To be done
Give the data again exactly as written, skipping any pictures.

Material provided
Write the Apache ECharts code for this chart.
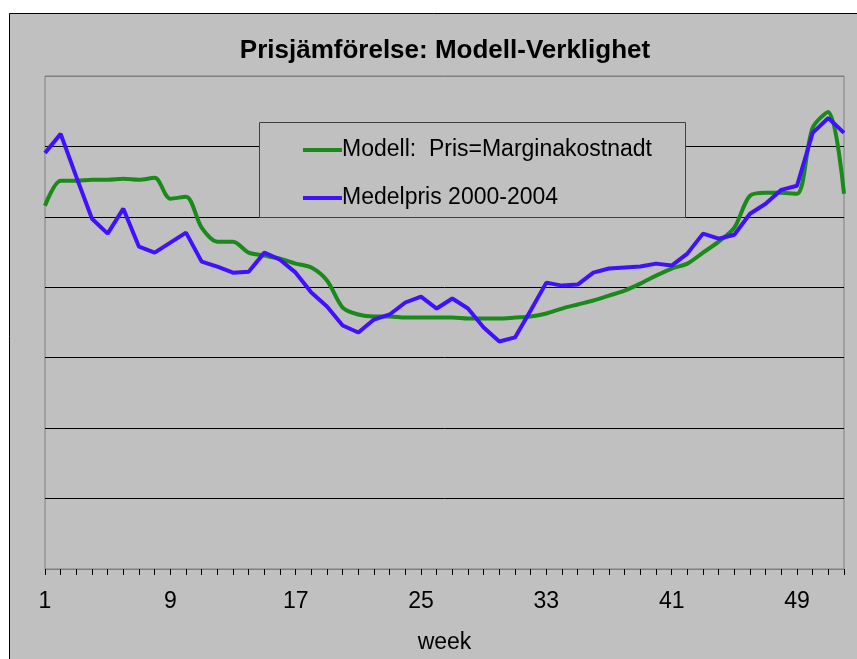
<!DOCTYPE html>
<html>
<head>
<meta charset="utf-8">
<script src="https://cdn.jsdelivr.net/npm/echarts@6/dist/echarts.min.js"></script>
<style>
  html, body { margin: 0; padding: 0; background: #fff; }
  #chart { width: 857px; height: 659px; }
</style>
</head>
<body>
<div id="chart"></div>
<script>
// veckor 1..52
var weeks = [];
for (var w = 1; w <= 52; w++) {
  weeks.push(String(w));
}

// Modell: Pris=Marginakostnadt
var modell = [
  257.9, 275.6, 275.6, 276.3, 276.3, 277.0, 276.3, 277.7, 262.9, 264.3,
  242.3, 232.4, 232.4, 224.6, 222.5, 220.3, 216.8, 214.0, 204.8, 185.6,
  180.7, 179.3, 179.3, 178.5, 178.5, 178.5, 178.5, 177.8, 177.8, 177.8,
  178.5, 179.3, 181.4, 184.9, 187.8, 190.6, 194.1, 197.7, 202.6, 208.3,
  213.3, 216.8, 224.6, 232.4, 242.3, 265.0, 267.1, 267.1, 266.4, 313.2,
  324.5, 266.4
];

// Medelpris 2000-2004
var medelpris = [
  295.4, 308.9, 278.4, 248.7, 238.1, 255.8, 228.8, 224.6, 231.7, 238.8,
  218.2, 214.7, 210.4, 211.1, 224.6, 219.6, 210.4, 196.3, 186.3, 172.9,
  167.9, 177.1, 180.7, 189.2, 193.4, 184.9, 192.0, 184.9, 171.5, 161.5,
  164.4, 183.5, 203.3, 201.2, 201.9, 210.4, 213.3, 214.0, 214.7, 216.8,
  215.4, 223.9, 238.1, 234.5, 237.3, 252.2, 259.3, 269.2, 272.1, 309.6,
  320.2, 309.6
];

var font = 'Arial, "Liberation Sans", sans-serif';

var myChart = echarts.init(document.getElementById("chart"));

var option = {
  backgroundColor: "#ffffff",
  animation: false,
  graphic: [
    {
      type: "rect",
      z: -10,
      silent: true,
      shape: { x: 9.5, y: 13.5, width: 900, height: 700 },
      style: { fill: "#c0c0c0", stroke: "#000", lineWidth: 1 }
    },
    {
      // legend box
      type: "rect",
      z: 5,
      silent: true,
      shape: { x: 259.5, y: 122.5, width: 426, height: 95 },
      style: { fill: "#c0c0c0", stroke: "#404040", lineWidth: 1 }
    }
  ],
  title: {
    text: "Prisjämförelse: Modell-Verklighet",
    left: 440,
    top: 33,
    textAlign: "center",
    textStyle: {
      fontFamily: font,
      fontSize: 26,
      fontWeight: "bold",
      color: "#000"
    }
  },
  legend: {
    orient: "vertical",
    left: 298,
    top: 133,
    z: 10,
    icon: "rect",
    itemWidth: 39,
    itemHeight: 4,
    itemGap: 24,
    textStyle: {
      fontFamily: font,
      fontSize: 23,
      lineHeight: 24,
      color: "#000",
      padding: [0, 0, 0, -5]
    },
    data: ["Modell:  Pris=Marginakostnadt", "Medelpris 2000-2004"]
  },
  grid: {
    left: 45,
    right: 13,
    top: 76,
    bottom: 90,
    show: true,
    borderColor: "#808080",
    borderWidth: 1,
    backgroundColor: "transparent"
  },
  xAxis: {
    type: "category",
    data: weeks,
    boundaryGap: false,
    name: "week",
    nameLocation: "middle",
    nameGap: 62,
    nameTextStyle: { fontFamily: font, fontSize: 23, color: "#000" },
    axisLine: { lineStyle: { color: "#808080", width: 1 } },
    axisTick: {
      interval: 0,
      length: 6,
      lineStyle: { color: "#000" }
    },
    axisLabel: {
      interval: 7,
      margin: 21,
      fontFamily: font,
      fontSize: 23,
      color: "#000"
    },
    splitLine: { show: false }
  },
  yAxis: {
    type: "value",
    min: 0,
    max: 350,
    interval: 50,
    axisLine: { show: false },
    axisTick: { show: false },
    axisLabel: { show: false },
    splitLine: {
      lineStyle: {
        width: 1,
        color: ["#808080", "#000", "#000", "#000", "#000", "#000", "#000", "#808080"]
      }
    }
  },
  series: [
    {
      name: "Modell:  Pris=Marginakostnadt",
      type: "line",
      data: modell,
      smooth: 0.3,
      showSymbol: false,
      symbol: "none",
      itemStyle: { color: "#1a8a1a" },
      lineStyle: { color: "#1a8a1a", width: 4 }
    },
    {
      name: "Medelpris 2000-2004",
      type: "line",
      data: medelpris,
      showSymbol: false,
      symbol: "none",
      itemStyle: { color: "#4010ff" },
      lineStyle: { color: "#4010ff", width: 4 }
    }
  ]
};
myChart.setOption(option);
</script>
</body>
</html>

Full output
Write the Apache ECharts code for this chart.
<!DOCTYPE html>
<html>
<head>
<meta charset="utf-8">
<script src="https://cdn.jsdelivr.net/npm/echarts@6/dist/echarts.min.js"></script>
<style>
  html, body { margin: 0; padding: 0; background: #fff; }
  #chart { width: 857px; height: 659px; }
</style>
</head>
<body>
<div id="chart"></div>
<script>
// veckor 1..52
var weeks = [];
for (var w = 1; w <= 52; w++) {
  weeks.push(String(w));
}

// Modell: Pris=Marginakostnadt
var modell = [
  257.9, 275.6, 275.6, 276.3, 276.3, 277.0, 276.3, 277.7, 262.9, 264.3,
  242.3, 232.4, 232.4, 224.6, 222.5, 220.3, 216.8, 214.0, 204.8, 185.6,
  180.7, 179.3, 179.3, 178.5, 178.5, 178.5, 178.5, 177.8, 177.8, 177.8,
  178.5, 179.3, 181.4, 184.9, 187.8, 190.6, 194.1, 197.7, 202.6, 208.3,
  213.3, 216.8, 224.6, 232.4, 242.3, 265.0, 267.1, 267.1, 266.4, 313.2,
  324.5, 266.4
];

// Medelpris 2000-2004
var medelpris = [
  295.4, 308.9, 278.4, 248.7, 238.1, 255.8, 228.8, 224.6, 231.7, 238.8,
  218.2, 214.7, 210.4, 211.1, 224.6, 219.6, 210.4, 196.3, 186.3, 172.9,
  167.9, 177.1, 180.7, 189.2, 193.4, 184.9, 192.0, 184.9, 171.5, 161.5,
  164.4, 183.5, 203.3, 201.2, 201.9, 210.4, 213.3, 214.0, 214.7, 216.8,
  215.4, 223.9, 238.1, 234.5, 237.3, 252.2, 259.3, 269.2, 272.1, 309.6,
  320.2, 309.6
];

var font = 'Arial, "Liberation Sans", sans-serif';

var myChart = echarts.init(document.getElementById("chart"));

var option = {
  backgroundColor: "#ffffff",
  animation: false,
  graphic: [
    {
      type: "rect",
      z: -10,
      silent: true,
      shape: { x: 9.5, y: 13.5, width: 900, height: 700 },
      style: { fill: "#c0c0c0", stroke: "#000", lineWidth: 1 }
    },
    {
      // legend box
      type: "rect",
      z: 5,
      silent: true,
      shape: { x: 259.5, y: 122.5, width: 426, height: 95 },
      style: { fill: "#c0c0c0", stroke: "#404040", lineWidth: 1 }
    }
  ],
  title: {
    text: "Prisjämförelse: Modell-Verklighet",
    left: 440,
    top: 33,
    textAlign: "center",
    textStyle: {
      fontFamily: font,
      fontSize: 26,
      fontWeight: "bold",
      color: "#000"
    }
  },
  legend: {
    orient: "vertical",
    left: 298,
    top: 133,
    z: 10,
    icon: "rect",
    itemWidth: 39,
    itemHeight: 4,
    itemGap: 24,
    textStyle: {
      fontFamily: font,
      fontSize: 23,
      lineHeight: 24,
      color: "#000",
      padding: [0, 0, 0, -5]
    },
    data: ["Modell:  Pris=Marginakostnadt", "Medelpris 2000-2004"]
  },
  grid: {
    left: 45,
    right: 13,
    top: 76,
    bottom: 90,
    show: true,
    borderColor: "#808080",
    borderWidth: 1,
    backgroundColor: "transparent"
  },
  xAxis: {
    type: "category",
    data: weeks,
    boundaryGap: false,
    name: "week",
    nameLocation: "middle",
    nameGap: 62,
    nameTextStyle: { fontFamily: font, fontSize: 23, color: "#000" },
    axisLine: { lineStyle: { color: "#808080", width: 1 } },
    axisTick: {
      interval: 0,
      length: 6,
      lineStyle: { color: "#000" }
    },
    axisLabel: {
      interval: 7,
      margin: 21,
      fontFamily: font,
      fontSize: 23,
      color: "#000"
    },
    splitLine: { show: false }
  },
  yAxis: {
    type: "value",
    min: 0,
    max: 350,
    interval: 50,
    axisLine: { show: false },
    axisTick: { show: false },
    axisLabel: { show: false },
    splitLine: {
      lineStyle: {
        width: 1,
        color: ["#808080", "#000", "#000", "#000", "#000", "#000", "#000", "#808080"]
      }
    }
  },
  series: [
    {
      name: "Modell:  Pris=Marginakostnadt",
      type: "line",
      data: modell,
      smooth: 0.3,
      showSymbol: false,
      symbol: "none",
      itemStyle: { color: "#1a8a1a" },
      lineStyle: { color: "#1a8a1a", width: 4 }
    },
    {
      name: "Medelpris 2000-2004",
      type: "line",
      data: medelpris,
      showSymbol: false,
      symbol: "none",
      itemStyle: { color: "#4010ff" },
      lineStyle: { color: "#4010ff", width: 4 }
    }
  ]
};
myChart.setOption(option);
</script>
</body>
</html>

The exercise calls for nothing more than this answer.